→ **Task details**
What is to be transcribed is the run of lines opening with the one that has "Recreate this image" and closing with the one that has "2549, 2533, 2471];", and only that run, exactly.

→ **Data shown**
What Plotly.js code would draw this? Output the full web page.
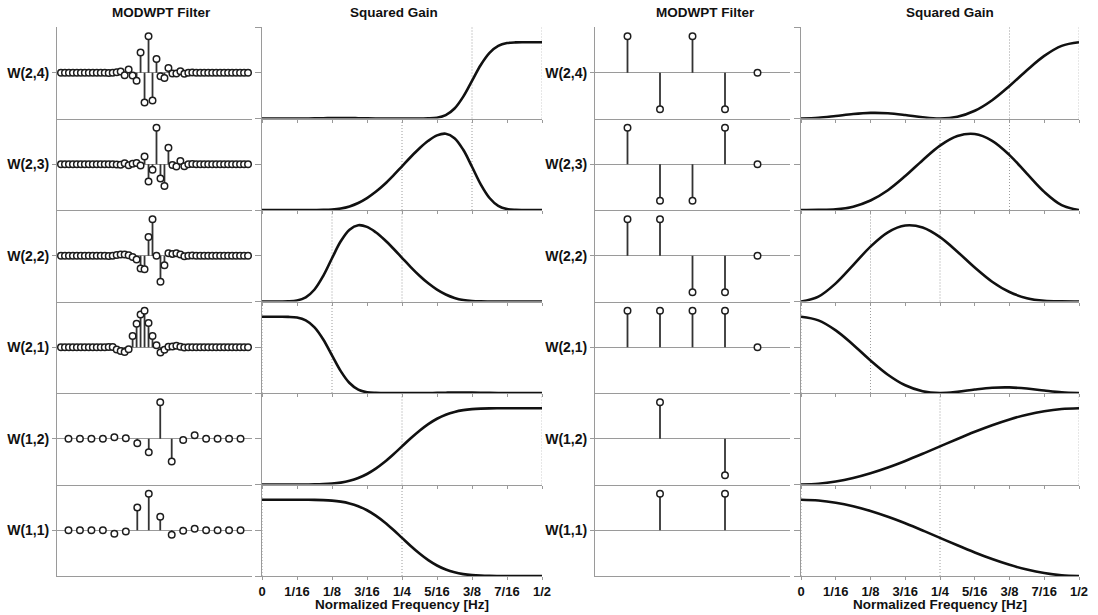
---
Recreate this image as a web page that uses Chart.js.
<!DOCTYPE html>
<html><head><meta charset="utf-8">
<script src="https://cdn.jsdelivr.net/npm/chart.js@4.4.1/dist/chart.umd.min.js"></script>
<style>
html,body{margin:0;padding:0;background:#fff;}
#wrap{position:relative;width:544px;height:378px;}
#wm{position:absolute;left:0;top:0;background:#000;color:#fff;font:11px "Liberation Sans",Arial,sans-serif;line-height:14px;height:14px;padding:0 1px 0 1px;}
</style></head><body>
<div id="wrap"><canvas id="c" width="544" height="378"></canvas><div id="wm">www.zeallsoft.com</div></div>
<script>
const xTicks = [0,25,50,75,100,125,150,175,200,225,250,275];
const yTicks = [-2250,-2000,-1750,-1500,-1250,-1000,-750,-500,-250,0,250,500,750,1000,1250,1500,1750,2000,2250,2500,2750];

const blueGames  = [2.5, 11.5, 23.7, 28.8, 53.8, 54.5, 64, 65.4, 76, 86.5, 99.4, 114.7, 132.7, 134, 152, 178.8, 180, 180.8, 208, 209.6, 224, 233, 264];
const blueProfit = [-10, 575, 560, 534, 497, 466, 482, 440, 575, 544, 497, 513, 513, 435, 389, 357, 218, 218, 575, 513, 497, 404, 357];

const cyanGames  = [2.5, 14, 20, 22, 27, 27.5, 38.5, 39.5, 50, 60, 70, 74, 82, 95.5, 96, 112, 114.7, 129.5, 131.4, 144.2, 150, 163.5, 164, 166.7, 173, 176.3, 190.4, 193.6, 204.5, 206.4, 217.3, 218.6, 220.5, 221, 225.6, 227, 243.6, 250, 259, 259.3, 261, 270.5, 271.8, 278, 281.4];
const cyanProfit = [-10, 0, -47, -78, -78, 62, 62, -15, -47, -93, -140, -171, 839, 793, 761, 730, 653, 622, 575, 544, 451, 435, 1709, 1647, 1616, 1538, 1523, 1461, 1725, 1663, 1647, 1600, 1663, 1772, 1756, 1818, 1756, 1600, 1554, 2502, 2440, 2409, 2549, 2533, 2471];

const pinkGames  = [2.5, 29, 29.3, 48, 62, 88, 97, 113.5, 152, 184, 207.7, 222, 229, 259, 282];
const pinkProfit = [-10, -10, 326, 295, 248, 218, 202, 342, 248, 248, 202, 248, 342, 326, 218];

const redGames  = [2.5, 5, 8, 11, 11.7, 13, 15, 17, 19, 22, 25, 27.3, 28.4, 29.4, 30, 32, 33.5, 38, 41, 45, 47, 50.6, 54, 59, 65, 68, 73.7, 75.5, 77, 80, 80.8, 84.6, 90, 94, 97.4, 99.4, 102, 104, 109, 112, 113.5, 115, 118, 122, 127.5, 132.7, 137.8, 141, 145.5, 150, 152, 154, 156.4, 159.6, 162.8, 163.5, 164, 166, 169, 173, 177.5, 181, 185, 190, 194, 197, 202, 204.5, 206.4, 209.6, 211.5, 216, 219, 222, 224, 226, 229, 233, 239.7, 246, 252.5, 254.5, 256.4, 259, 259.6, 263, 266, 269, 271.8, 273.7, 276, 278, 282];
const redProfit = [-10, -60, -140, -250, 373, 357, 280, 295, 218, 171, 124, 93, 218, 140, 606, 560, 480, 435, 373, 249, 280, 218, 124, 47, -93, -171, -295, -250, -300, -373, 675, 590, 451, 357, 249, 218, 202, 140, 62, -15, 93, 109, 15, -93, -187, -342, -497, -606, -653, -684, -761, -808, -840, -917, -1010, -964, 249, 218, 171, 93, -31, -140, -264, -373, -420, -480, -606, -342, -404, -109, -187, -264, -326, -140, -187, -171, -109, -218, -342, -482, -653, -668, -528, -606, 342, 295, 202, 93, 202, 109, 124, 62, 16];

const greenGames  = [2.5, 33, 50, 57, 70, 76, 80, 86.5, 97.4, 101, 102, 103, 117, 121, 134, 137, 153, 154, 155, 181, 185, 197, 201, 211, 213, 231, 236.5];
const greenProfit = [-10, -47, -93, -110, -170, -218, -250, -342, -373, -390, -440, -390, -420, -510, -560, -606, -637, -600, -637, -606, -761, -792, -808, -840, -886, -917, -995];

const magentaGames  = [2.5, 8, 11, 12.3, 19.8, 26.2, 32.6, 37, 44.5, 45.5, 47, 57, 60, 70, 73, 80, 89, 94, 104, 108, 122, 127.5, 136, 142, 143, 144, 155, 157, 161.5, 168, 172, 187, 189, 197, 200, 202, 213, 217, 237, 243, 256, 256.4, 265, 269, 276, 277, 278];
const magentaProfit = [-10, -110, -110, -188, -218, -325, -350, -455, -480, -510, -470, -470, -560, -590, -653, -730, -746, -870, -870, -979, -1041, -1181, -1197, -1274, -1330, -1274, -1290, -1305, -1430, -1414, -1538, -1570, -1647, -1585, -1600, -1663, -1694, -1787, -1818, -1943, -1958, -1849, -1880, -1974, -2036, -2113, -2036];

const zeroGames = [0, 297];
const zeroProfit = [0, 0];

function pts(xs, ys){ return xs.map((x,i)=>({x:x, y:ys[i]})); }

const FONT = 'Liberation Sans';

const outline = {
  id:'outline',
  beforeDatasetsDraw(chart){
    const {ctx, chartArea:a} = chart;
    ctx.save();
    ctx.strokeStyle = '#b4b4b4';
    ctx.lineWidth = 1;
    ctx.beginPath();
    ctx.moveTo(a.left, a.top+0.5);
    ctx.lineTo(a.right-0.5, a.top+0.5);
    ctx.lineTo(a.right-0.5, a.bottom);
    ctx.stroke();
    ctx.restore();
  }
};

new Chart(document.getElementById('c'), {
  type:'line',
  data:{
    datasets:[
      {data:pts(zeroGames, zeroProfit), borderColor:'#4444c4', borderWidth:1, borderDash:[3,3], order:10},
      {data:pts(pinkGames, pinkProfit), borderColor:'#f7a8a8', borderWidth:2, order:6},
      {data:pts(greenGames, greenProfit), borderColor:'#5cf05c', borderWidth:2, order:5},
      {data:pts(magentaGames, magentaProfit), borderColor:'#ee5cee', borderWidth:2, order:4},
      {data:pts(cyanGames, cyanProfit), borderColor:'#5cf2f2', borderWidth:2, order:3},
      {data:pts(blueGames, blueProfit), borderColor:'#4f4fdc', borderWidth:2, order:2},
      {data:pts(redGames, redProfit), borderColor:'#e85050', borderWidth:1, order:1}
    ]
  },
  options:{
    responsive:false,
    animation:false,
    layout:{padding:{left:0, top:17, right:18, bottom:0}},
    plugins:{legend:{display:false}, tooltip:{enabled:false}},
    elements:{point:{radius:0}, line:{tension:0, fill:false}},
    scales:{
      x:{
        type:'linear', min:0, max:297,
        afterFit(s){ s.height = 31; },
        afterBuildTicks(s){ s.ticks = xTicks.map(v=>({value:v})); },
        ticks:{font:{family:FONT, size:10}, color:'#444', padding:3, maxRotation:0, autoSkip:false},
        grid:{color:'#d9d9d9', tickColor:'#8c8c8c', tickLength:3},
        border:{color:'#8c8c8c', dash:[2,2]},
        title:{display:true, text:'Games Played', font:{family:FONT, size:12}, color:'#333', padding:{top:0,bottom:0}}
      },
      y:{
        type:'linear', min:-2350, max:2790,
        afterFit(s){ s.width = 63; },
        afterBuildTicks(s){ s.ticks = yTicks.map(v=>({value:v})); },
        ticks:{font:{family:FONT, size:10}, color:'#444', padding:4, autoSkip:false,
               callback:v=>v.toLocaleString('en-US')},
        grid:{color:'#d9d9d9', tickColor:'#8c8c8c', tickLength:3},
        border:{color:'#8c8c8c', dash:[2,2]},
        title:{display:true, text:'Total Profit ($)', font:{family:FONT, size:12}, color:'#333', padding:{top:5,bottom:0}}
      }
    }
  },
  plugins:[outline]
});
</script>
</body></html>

→ **Solution to the exercise**
Recreate this image as a web page that uses Chart.js.
<!DOCTYPE html>
<html><head><meta charset="utf-8">
<script src="https://cdn.jsdelivr.net/npm/chart.js@4.4.1/dist/chart.umd.min.js"></script>
<style>
html,body{margin:0;padding:0;background:#fff;}
#wrap{position:relative;width:544px;height:378px;}
#wm{position:absolute;left:0;top:0;background:#000;color:#fff;font:11px "Liberation Sans",Arial,sans-serif;line-height:14px;height:14px;padding:0 1px 0 1px;}
</style></head><body>
<div id="wrap"><canvas id="c" width="544" height="378"></canvas><div id="wm">www.zeallsoft.com</div></div>
<script>
const xTicks = [0,25,50,75,100,125,150,175,200,225,250,275];
const yTicks = [-2250,-2000,-1750,-1500,-1250,-1000,-750,-500,-250,0,250,500,750,1000,1250,1500,1750,2000,2250,2500,2750];

const blueGames  = [2.5, 11.5, 23.7, 28.8, 53.8, 54.5, 64, 65.4, 76, 86.5, 99.4, 114.7, 132.7, 134, 152, 178.8, 180, 180.8, 208, 209.6, 224, 233, 264];
const blueProfit = [-10, 575, 560, 534, 497, 466, 482, 440, 575, 544, 497, 513, 513, 435, 389, 357, 218, 218, 575, 513, 497, 404, 357];

const cyanGames  = [2.5, 14, 20, 22, 27, 27.5, 38.5, 39.5, 50, 60, 70, 74, 82, 95.5, 96, 112, 114.7, 129.5, 131.4, 144.2, 150, 163.5, 164, 166.7, 173, 176.3, 190.4, 193.6, 204.5, 206.4, 217.3, 218.6, 220.5, 221, 225.6, 227, 243.6, 250, 259, 259.3, 261, 270.5, 271.8, 278, 281.4];
const cyanProfit = [-10, 0, -47, -78, -78, 62, 62, -15, -47, -93, -140, -171, 839, 793, 761, 730, 653, 622, 575, 544, 451, 435, 1709, 1647, 1616, 1538, 1523, 1461, 1725, 1663, 1647, 1600, 1663, 1772, 1756, 1818, 1756, 1600, 1554, 2502, 2440, 2409, 2549, 2533, 2471];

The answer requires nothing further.